On Tue, Sep 3, 2013 at 2:31 AM, Michael Cree <mcree@orcon.net.nz> wrote:
And how do you detect armv7 specific cpu instructions when you build
on armv7 infrastructure?  Is it possible to somehow limit a chroot to
trap on invalid armv6 instructions despite running on armv7?  Or do you
re-run test suites after successful builds on an actual Pi?

Cheers
Michael.
--

When building armhf packages for Raspbian, there are a few extra steps in the buildd process where by each binary file in the package containing code is checked with a Perl script to verify that it does not contain armv7 instructions.  We depend upon the fields in the elf file properly describing the code that was produced for each code segment in the file.  Any packages discovered to have armv7 are set aside by the script to be manually inspected.
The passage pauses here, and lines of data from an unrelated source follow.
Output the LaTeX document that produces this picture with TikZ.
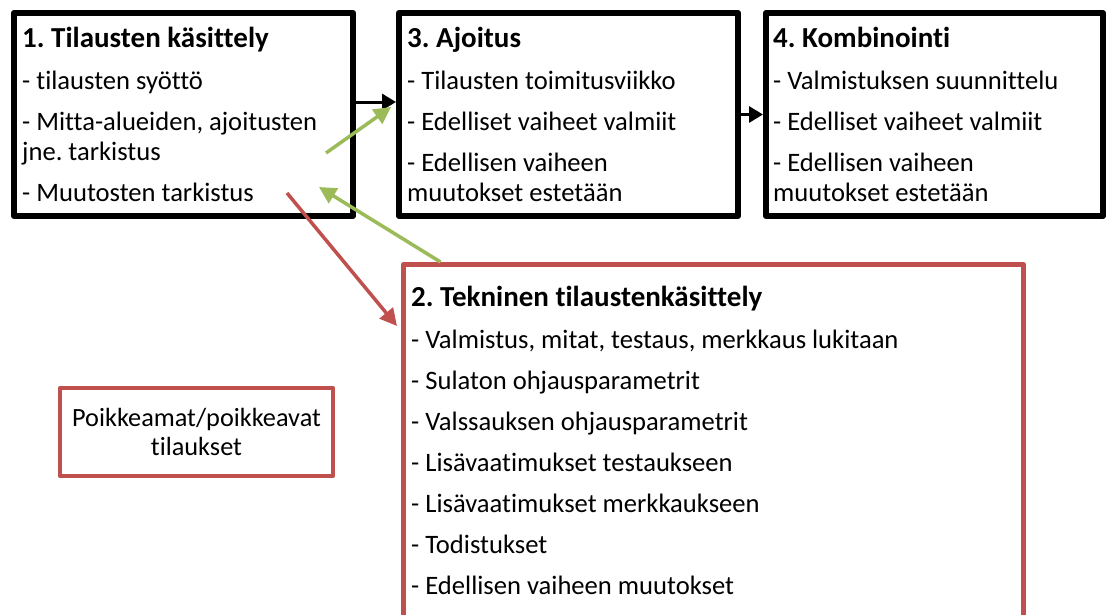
\documentclass[tikz,border=0pt]{standalone}
\usepackage{fontspec}
\setmainfont{Carlito}[Ligatures=NoCommon]
\usetikzlibrary{arrows.meta}
\definecolor{ofred}{HTML}{C0504D}
\definecolor{ofgreen}{HTML}{9BBB59}
\newcommand{\boxtitle}[1]{{\fontsize{29}{30}\selectfont\bfseries #1}}
\tikzset{
  blkbox/.style={draw=black, line width=6pt, line join=round, inner sep=0pt, fill=white},
  redbox/.style={draw=ofred, line width=5pt, line join=round, inner sep=0pt, fill=white},
  smallred/.style={draw=ofred, line width=4pt, line join=round, inner sep=0pt, fill=white, align=center, font=\fontsize{26.3}{29}\selectfont},
  boxtext/.style={anchor=base west, inner sep=0pt, font=\fontsize{26.6}{30}\selectfont},
  tip/.style={-{Triangle[length=17pt,width=17pt]}},
  blkarrow/.style={-{Triangle[length=14pt,width=16pt]}, draw=black, line width=3pt},
  grnarrow/.style={tip, draw=ofgreen, line width=3.5pt},
  redarrow/.style={tip, draw=ofred, line width=3.5pt},
}
\begin{document}
\frenchspacing
\begin{tikzpicture}[x=1pt, y=-1pt]
\useasboundingbox (0,0) rectangle (1106,614);
\clip (0,0) rectangle (1106,614);
\fill[white] (0,0) rectangle (1106,614);

% boxes
\node[blkbox, minimum width=339pt, minimum height=203pt] (b1) at (183.5,114.5) {};
\node[blkbox, minimum width=339pt, minimum height=203pt] (b3) at (568.5,114.5) {};
\node[blkbox, minimum width=337pt, minimum height=203pt] (b4) at (934.5,114.5) {};
\node[redbox, minimum width=620pt, minimum height=400pt] (b2) at (713.5,464.5) {};
\node[smallred, minimum width=273pt, minimum height=88pt] (b5) at (196.5,432) {Poikkeamat/poikkeavat\\tilaukset};

% texts
\node[boxtext] (t1) at (22,47) {\parbox[t]{330pt}{\raggedright
  \boxtitle{1. Tilausten käsittely}\\[12pt]
  - tilausten syöttö\\[11pt]
  - Mitta-alueiden, ajoitusten\\
  jne. tarkistus\\[11pt]
  - Muutosten tarkistus}};
\node[boxtext] (t3) at (407,47) {\parbox[t]{330pt}{\raggedright
  \boxtitle{3. Ajoitus}\\[12pt]
  - Tilausten toimitusviikko\\[11pt]
  - Edelliset vaiheet valmiit\\[11pt]
  - Edellisen vaiheen\\
  muutokset estetään}};
\node[boxtext] (t4) at (773,47) {\parbox[t]{330pt}{\raggedright
  \boxtitle{4. Kombinointi}\\[12pt]
  - Valmistuksen suunnittelu\\[11pt]
  - Edelliset vaiheet valmiit\\[11pt]
  - Edellisen vaiheen\\
  muutokset estetään}};
\node[boxtext] (t2) at (411,306) {\parbox[t]{600pt}{\raggedright
  \boxtitle{2. Tekninen tilaustenkäsittely}\\[12pt]
  - Valmistus, mitat, testaus, merkkaus lukitaan\\[11pt]
  - Sulaton ohjausparametrit\\[11pt]
  - Valssauksen ohjausparametrit\\[11pt]
  - Lisävaatimukset testaukseen\\[11pt]
  - Lisävaatimukset merkkaukseen\\[11pt]
  - Todistukset\\[11pt]
  - Edellisen vaiheen muutokset}};

% connectors
\coordinate (g1s) at (326,153);
\coordinate (g2t) at (319,187);
\coordinate (r1s) at (287,193);
\draw[blkarrow] ([yshift=12.5pt]b1.east) -- ([yshift=12.5pt]b3.west);
\draw[blkarrow] (b3.east) -- (b4.west);
\draw[grnarrow] (g1s) -- ([shift={(-5pt,7.5pt)}]b3.west);
\draw[grnarrow] ([xshift=39.5pt]b2.north west) -- (g2t);
\draw[redarrow] (r1s) -- ([shift={(-4pt,-64pt)}]b2.north west);
\end{tikzpicture}
\end{document}
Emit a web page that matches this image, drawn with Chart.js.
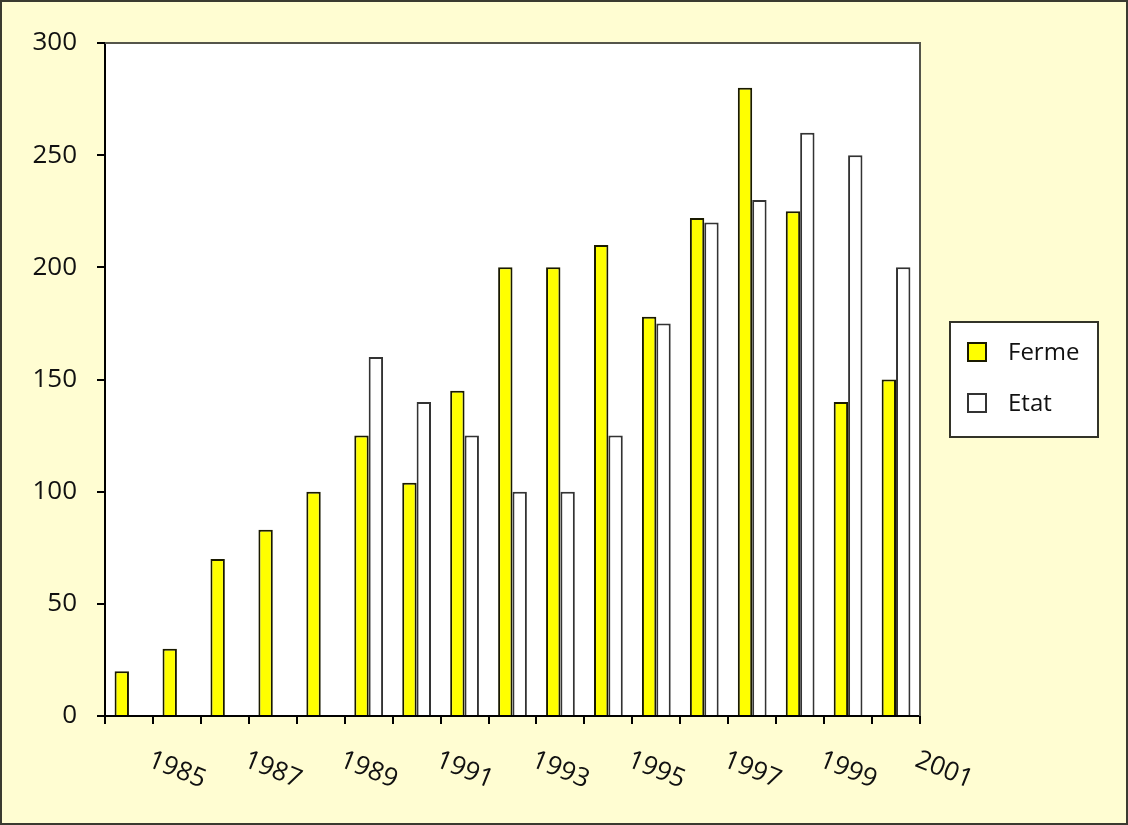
<!DOCTYPE html>
<html>
<head>
<meta charset="utf-8">
<title>Ferme / Etat</title>
<script src="https://cdn.jsdelivr.net/npm/chart.js@4/dist/chart.umd.min.js"></script>
<style>
  html, body { margin: 0; padding: 0; background: #fffdd2; }
  #frame {
    width: 1128px; height: 825px; box-sizing: border-box;
    border: 2px solid #3a3a30; background: #fffdd2;
  }
  canvas { display: block; }
</style>
</head>
<body>
<div id="frame"><canvas id="chart" width="1124" height="821"></canvas></div>
<script>
// ==================== DATA ====================
const years = ["1985", "1986", "1987", "1988", "1989", "1990", "1991", "1992", "1993",
  "1994", "1995", "1996", "1997", "1998", "1999", "2000", "2001"];
const fermeValues = [20, 30, 70, 83, 100, 125, 104, 145, 200, 200, 210, 178, 222, 280, 225, 140, 150];
const etatValues = [null, null, null, null, null, 160, 140, 125, 100, 100, 125, 175, 220, 230, 260, 250, 200];
const xTickLabels = ["1985", "1987", "1989", "1991", "1993", "1995", "1997", "1999", "2001"];
const yTickValues = [0, 50, 100, 150, 200, 250, 300];

const FONT = "'Open Sans', 'DejaVu Sans', sans-serif";
const TEXT = "#111111";

// ==================== PLUGINS ====================
// white plot area + grey frame on top/right
const plotArea = {
  id: "plotArea",
  beforeDraw(chart) {
    const { ctx, chartArea: a } = chart;
    ctx.save();
    ctx.fillStyle = "#ffffff";
    ctx.fillRect(a.left, a.top, a.right - a.left, a.bottom - a.top);
    ctx.restore();
  },
  afterDraw(chart) {
    const { ctx, chartArea: a } = chart;
    ctx.save();
    ctx.strokeStyle = "#55554a";
    ctx.lineWidth = 2;
    ctx.beginPath();
    ctx.moveTo(a.left, a.top);
    ctx.lineTo(a.right, a.top);
    ctx.lineTo(a.right, a.bottom);
    ctx.stroke();
    ctx.restore();
  }
};

// slanted year labels (they sit one category to the right, as in the original)
const slantedYears = {
  id: "slantedYears",
  afterDraw(chart) {
    const { ctx, chartArea: a } = chart;
    const xs = chart.scales.x;
    const step = xs.getPixelForTick(1) - xs.getPixelForTick(0);
    ctx.save();
    ctx.font = "26px " + FONT;
    ctx.fillStyle = TEXT;
    ctx.textAlign = "center";
    ctx.textBaseline = "middle";
    years.forEach((yr, i) => {
      if (!xTickLabels.includes(yr)) return;
      const x = xs.getPixelForTick(i) + step;
      ctx.save();
      ctx.translate(x, a.bottom + 54);
      ctx.rotate(22 * Math.PI / 180);
      ctx.fillText(yr, 0, 0);
      ctx.restore();
    });
    ctx.restore();
  }
};

// boxed legend on the right
const boxLegend = {
  id: "boxLegend",
  afterDraw(chart) {
    const { ctx, chartArea: a } = chart;
    const w = 148, h = 115;
    const left = a.right + 30;
    const top = (a.top + a.bottom) / 2 - h / 2;
    ctx.save();
    ctx.fillStyle = "#ffffff";
    ctx.fillRect(left, top, w, h);
    ctx.strokeStyle = "#333328";
    ctx.lineWidth = 2;
    ctx.strokeRect(left, top, w, h);
    ctx.font = "24px " + FONT;
    ctx.textBaseline = "middle";
    chart.data.datasets.forEach((ds, i) => {
      const cy = top + 30 + i * 51;
      ctx.fillStyle = ds.backgroundColor;
      ctx.fillRect(left + 18, cy - 9, 18, 18);
      ctx.strokeStyle = ds.borderColor;
      ctx.lineWidth = 2;
      ctx.strokeRect(left + 18, cy - 9, 18, 18);
      ctx.fillStyle = TEXT;
      ctx.fillText(ds.label, left + 58, cy + 1);
    });
    ctx.restore();
  }
};

// ==================== CHART ====================
const ctx = document.getElementById("chart").getContext("2d");
new Chart(ctx, {
  type: "bar",
  data: {
    labels: years,
    datasets: [
      {
        label: "Ferme",
        data: fermeValues,
        backgroundColor: "#ffff00",
        borderColor: "#1a1a00",
        borderWidth: 2,
        categoryPercentage: 0.6,
        barPercentage: 1.0
      },
      {
        label: "Etat",
        data: etatValues,
        backgroundColor: "#ffffff",
        borderColor: "#333333",
        borderWidth: 2,
        categoryPercentage: 0.6,
        barPercentage: 1.0
      }
    ]
  },
  options: {
    responsive: false,
    animation: false,
    layout: { padding: { left: 28, top: 41, right: 206, bottom: 0 } },
    plugins: {
      legend: { display: false },
      tooltip: { enabled: false }
    },
    scales: {
      x: {
        offset: true,
        ticks: { display: false },
        grid: { offset: true, drawOnChartArea: false, tickLength: 8, color: "#000", lineWidth: 2 },
        border: { color: "#000", width: 2 },
        afterFit: s => { s.height = 107; }
      },
      y: {
        min: 0,
        max: 300,
        afterBuildTicks: s => { s.ticks = yTickValues.map(v => ({ value: v })); },
        ticks: { color: TEXT, padding: 20, font: { family: FONT, size: 26 } },
        grid: { drawOnChartArea: false, tickLength: 8, color: "#000", lineWidth: 2 },
        border: { color: "#000", width: 2 },
        afterFit: s => { s.width = 75; }
      }
    }
  },
  plugins: [plotArea, slantedYears, boxLegend]
});
</script>
</body>
</html>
Overall, this process is fairly effective.  I don't think it produces any false negatives.  However, certain type of binaries that dynamically determine the CPU type such as virtual machines and some types of interpreters (ie. _javascript_) will produce false positives.  These files can be manually passed along into the Raspbian repository as the armv7 code will by dynamically isolated at runtime.  There a handful of packages that specifically depend upon armv7 features (ie. debugging libraries and such) and these need to be kept from the Raspbian repositories.

Other than the process above, no attempt is made to verify the running of the package on actual armv6 hardware.  Thus far, such an extra step hasn't been warranted given the extra effort it would take to implement.

Plugwash may have additional information to add since he's been revamping the entire Raspbian build process and what I'm describing is how things worked for the initial release of Raspbian.